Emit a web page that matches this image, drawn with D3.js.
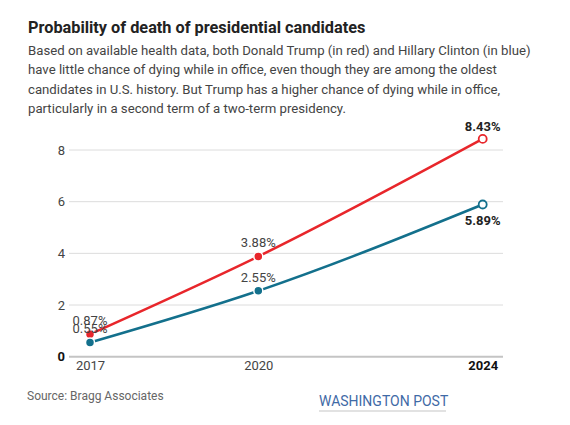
<!DOCTYPE html>
<html>
<head>
<meta charset="utf-8">
<script src="https://cdn.jsdelivr.net/npm/d3@7"></script>
<style>
  html, body { margin: 0; padding: 0; background: #fff; }
  svg { display: block; }
  text { font-family: "Roboto", "Liberation Sans", sans-serif; }
</style>
</head>
<body>
<svg id="chart" width="570" height="425"></svg>
<script>
const years = [2017, 2020, 2024];
const trumpValues = [0.87, 3.88, 8.43];
const clintonValues = [0.55, 2.55, 5.89];
const yTicks = [0, 2, 4, 6, 8];
const xTicks = [2017, 2020, 2024];

const titleText = "Probability of death of presidential candidates";
const subtitleLines = [
  "Based on available health data, both Donald Trump (in red) and Hillary Clinton (in blue)",
  "have little chance of dying while in office, even though they are among the oldest",
  "candidates in U.S. history. But Trump has a higher chance of dying while in office,",
  "particularly in a second term of a two-term presidency."
];
const sourceText = "Source: Bragg Associates";
const creditText = "WASHINGTON POST";

const RED = "#e8262b";
const BLUE = "#13708c";

const svg = d3.select("#chart");

// Title & subtitle
svg.append("text").attr("x", 28).attr("y", 33)
  .attr("font-size", 16.3).attr("font-weight", 700).attr("fill", "#222")
  .text(titleText);

svg.selectAll(".sub").data(subtitleLines).join("text")
  .attr("class", "sub")
  .attr("x", 28).attr("y", (d, i) => 55 + i * 19.3)
  .attr("font-size", 13.2).attr("fill", "#444")
  .text(d => d);

// Scales
const x = d3.scaleLinear().domain([2017, 2024]).range([90, 482.7]);
const y = d3.scaleLinear().domain([0, 8]).range([356.7, 150]);
const gridX0 = 69, gridX1 = 503;

// Grid lines
svg.append("g").selectAll("line").data(yTicks.filter(d => d !== 0)).join("line")
  .attr("x1", gridX0).attr("x2", gridX1)
  .attr("y1", d => y(d)).attr("y2", d => y(d))
  .attr("stroke", "#dcdcdc").attr("stroke-width", 1);

// Zero baseline
svg.append("line").attr("x1", gridX0).attr("x2", gridX1)
  .attr("y1", y(0)).attr("y2", y(0))
  .attr("stroke", "#c4c4c4").attr("stroke-width", 2);

// Y axis labels
const yAxis = d3.axisLeft(y).tickValues(yTicks).tickSize(0).tickPadding(0);
const gy = svg.append("g").attr("transform", `translate(65,0)`).call(yAxis);
gy.select(".domain").remove();
gy.selectAll("text")
  .attr("font-size", 13)
  .attr("font-family", "Roboto, 'Liberation Sans', sans-serif")
  .attr("font-weight", d => d === 0 ? 700 : 400)
  .attr("fill", d => d === 0 ? "#111" : "#444");

// X axis labels
const xAxis = d3.axisBottom(x).tickValues(xTicks).tickFormat(d3.format("d")).tickSize(0).tickPadding(0);
const gx = svg.append("g").attr("transform", `translate(0,361)`).call(xAxis);
gx.select(".domain").remove();
gx.selectAll("text")
  .attr("font-size", 13)
  .attr("font-family", "Roboto, 'Liberation Sans', sans-serif")
  .attr("font-weight", d => d === 2024 ? 700 : 400)
  .attr("fill", d => d === 2024 ? "#111" : "#444");

// Lines
const series = [
  { name: "Trump", values: trumpValues, color: RED },
  { name: "Clinton", values: clintonValues, color: BLUE }
];
const line = d3.line().x(d => x(d[0])).y(d => y(d[1])).curve(d3.curveMonotoneX);

series.forEach(s => {
  const pts = years.map((yr, i) => [yr, s.values[i]]);
  svg.append("path").datum(pts)
    .attr("d", line).attr("fill", "none")
    .attr("stroke", s.color).attr("stroke-width", 2.5);
});

series.forEach(s => {
  const pts = years.map((yr, i) => [yr, s.values[i]]);
  svg.append("g").selectAll("circle").data(pts).join("circle")
    .attr("cx", d => x(d[0])).attr("cy", d => y(d[1]))
    .attr("r", (d, i) => i === pts.length - 1 ? 4 : 4.5)
    .attr("fill", (d, i) => i === pts.length - 1 ? "#fff" : s.color)
    .attr("stroke", (d, i) => i === pts.length - 1 ? s.color : "#fff")
    .attr("stroke-width", (d, i) => i === pts.length - 1 ? 1.8 : 1.5);
});

// Value labels
series.forEach((s, si) => {
  const pts = years.map((yr, i) => [yr, s.values[i]]);
  svg.append("g").selectAll("text").data(pts).join("text")
    .attr("x", d => x(d[0]))
    .attr("y", (d, i) => {
      if (i === pts.length - 1) return si === 0 ? y(d[1]) - 8 : y(d[1]) + 20;
      return y(d[1]) - 9;
    })
    .attr("text-anchor", "middle")
    .attr("font-size", 13)
    .attr("font-weight", (d, i) => i === pts.length - 1 ? 700 : 400)
    .attr("fill", (d, i) => i === pts.length - 1 ? "#222" : "#444")
    .text(d => d[1].toFixed(2) + "%");
});

// Source & credit
svg.append("text").attr("x", 27).attr("y", 400)
  .attr("font-size", 12).attr("fill", "#666").text(sourceText);

svg.append("text").attr("x", 319).attr("y", 406)
  .attr("font-size", 14).attr("fill", "#3f6aa6").text(creditText);
svg.append("line").attr("x1", 319).attr("x2", 446).attr("y1", 411).attr("y2", 411)
  .attr("stroke", "#d8d8d8").attr("stroke-width", 1.5);
</script>
</body>
</html>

----------

### Work to be completed
Copy out each line exactly, without the pictures.

### Result
Emit a web page that matches this image, drawn with D3.js.
<!DOCTYPE html>
<html>
<head>
<meta charset="utf-8">
<script src="https://cdn.jsdelivr.net/npm/d3@7"></script>
<style>
  html, body { margin: 0; padding: 0; background: #fff; }
  svg { display: block; }
  text { font-family: "Roboto", "Liberation Sans", sans-serif; }
</style>
</head>
<body>
<svg id="chart" width="570" height="425"></svg>
<script>
const years = [2017, 2020, 2024];
const trumpValues = [0.87, 3.88, 8.43];
const clintonValues = [0.55, 2.55, 5.89];
const yTicks = [0, 2, 4, 6, 8];
const xTicks = [2017, 2020, 2024];

const titleText = "Probability of death of presidential candidates";
const subtitleLines = [
  "Based on available health data, both Donald Trump (in red) and Hillary Clinton (in blue)",
  "have little chance of dying while in office, even though they are among the oldest",
  "candidates in U.S. history. But Trump has a higher chance of dying while in office,",
  "particularly in a second term of a two-term presidency."
];
const sourceText = "Source: Bragg Associates";
const creditText = "WASHINGTON POST";

const RED = "#e8262b";
const BLUE = "#13708c";

const svg = d3.select("#chart");

// Title & subtitle
svg.append("text").attr("x", 28).attr("y", 33)
  .attr("font-size", 16.3).attr("font-weight", 700).attr("fill", "#222")
  .text(titleText);

svg.selectAll(".sub").data(subtitleLines).join("text")
  .attr("class", "sub")
  .attr("x", 28).attr("y", (d, i) => 55 + i * 19.3)
  .attr("font-size", 13.2).attr("fill", "#444")
  .text(d => d);

// Scales
const x = d3.scaleLinear().domain([2017, 2024]).range([90, 482.7]);
const y = d3.scaleLinear().domain([0, 8]).range([356.7, 150]);
const gridX0 = 69, gridX1 = 503;

// Grid lines
svg.append("g").selectAll("line").data(yTicks.filter(d => d !== 0)).join("line")
  .attr("x1", gridX0).attr("x2", gridX1)
  .attr("y1", d => y(d)).attr("y2", d => y(d))
  .attr("stroke", "#dcdcdc").attr("stroke-width", 1);

// Zero baseline
svg.append("line").attr("x1", gridX0).attr("x2", gridX1)
  .attr("y1", y(0)).attr("y2", y(0))
  .attr("stroke", "#c4c4c4").attr("stroke-width", 2);

// Y axis labels
const yAxis = d3.axisLeft(y).tickValues(yTicks).tickSize(0).tickPadding(0);
const gy = svg.append("g").attr("transform", `translate(65,0)`).call(yAxis);
gy.select(".domain").remove();
gy.selectAll("text")
  .attr("font-size", 13)
  .attr("font-family", "Roboto, 'Liberation Sans', sans-serif")
  .attr("font-weight", d => d === 0 ? 700 : 400)
  .attr("fill", d => d === 0 ? "#111" : "#444");

// X axis labels
const xAxis = d3.axisBottom(x).tickValues(xTicks).tickFormat(d3.format("d")).tickSize(0).tickPadding(0);
const gx = svg.append("g").attr("transform", `translate(0,361)`).call(xAxis);
gx.select(".domain").remove();
gx.selectAll("text")
  .attr("font-size", 13)
  .attr("font-family", "Roboto, 'Liberation Sans', sans-serif")
  .attr("font-weight", d => d === 2024 ? 700 : 400)
  .attr("fill", d => d === 2024 ? "#111" : "#444");

// Lines
const series = [
  { name: "Trump", values: trumpValues, color: RED },
  { name: "Clinton", values: clintonValues, color: BLUE }
];
const line = d3.line().x(d => x(d[0])).y(d => y(d[1])).curve(d3.curveMonotoneX);

series.forEach(s => {
  const pts = years.map((yr, i) => [yr, s.values[i]]);
  svg.append("path").datum(pts)
    .attr("d", line).attr("fill", "none")
    .attr("stroke", s.color).attr("stroke-width", 2.5);
});

series.forEach(s => {
  const pts = years.map((yr, i) => [yr, s.values[i]]);
  svg.append("g").selectAll("circle").data(pts).join("circle")
    .attr("cx", d => x(d[0])).attr("cy", d => y(d[1]))
    .attr("r", (d, i) => i === pts.length - 1 ? 4 : 4.5)
    .attr("fill", (d, i) => i === pts.length - 1 ? "#fff" : s.color)
    .attr("stroke", (d, i) => i === pts.length - 1 ? s.color : "#fff")
    .attr("stroke-width", (d, i) => i === pts.length - 1 ? 1.8 : 1.5);
});

// Value labels
series.forEach((s, si) => {
  const pts = years.map((yr, i) => [yr, s.values[i]]);
  svg.append("g").selectAll("text").data(pts).join("text")
    .attr("x", d => x(d[0]))
    .attr("y", (d, i) => {
      if (i === pts.length - 1) return si === 0 ? y(d[1]) - 8 : y(d[1]) + 20;
      return y(d[1]) - 9;
    })
    .attr("text-anchor", "middle")
    .attr("font-size", 13)
    .attr("font-weight", (d, i) => i === pts.length - 1 ? 700 : 400)
    .attr("fill", (d, i) => i === pts.length - 1 ? "#222" : "#444")
    .text(d => d[1].toFixed(2) + "%");
});

// Source & credit
svg.append("text").attr("x", 27).attr("y", 400)
  .attr("font-size", 12).attr("fill", "#666").text(sourceText);

svg.append("text").attr("x", 319).attr("y", 406)
  .attr("font-size", 14).attr("fill", "#3f6aa6").text(creditText);
svg.append("line").attr("x1", 319).attr("x2", 446).attr("y1", 411).attr("y2", 411)
  .attr("stroke", "#d8d8d8").attr("stroke-width", 1.5);
</script>
</body>
</html>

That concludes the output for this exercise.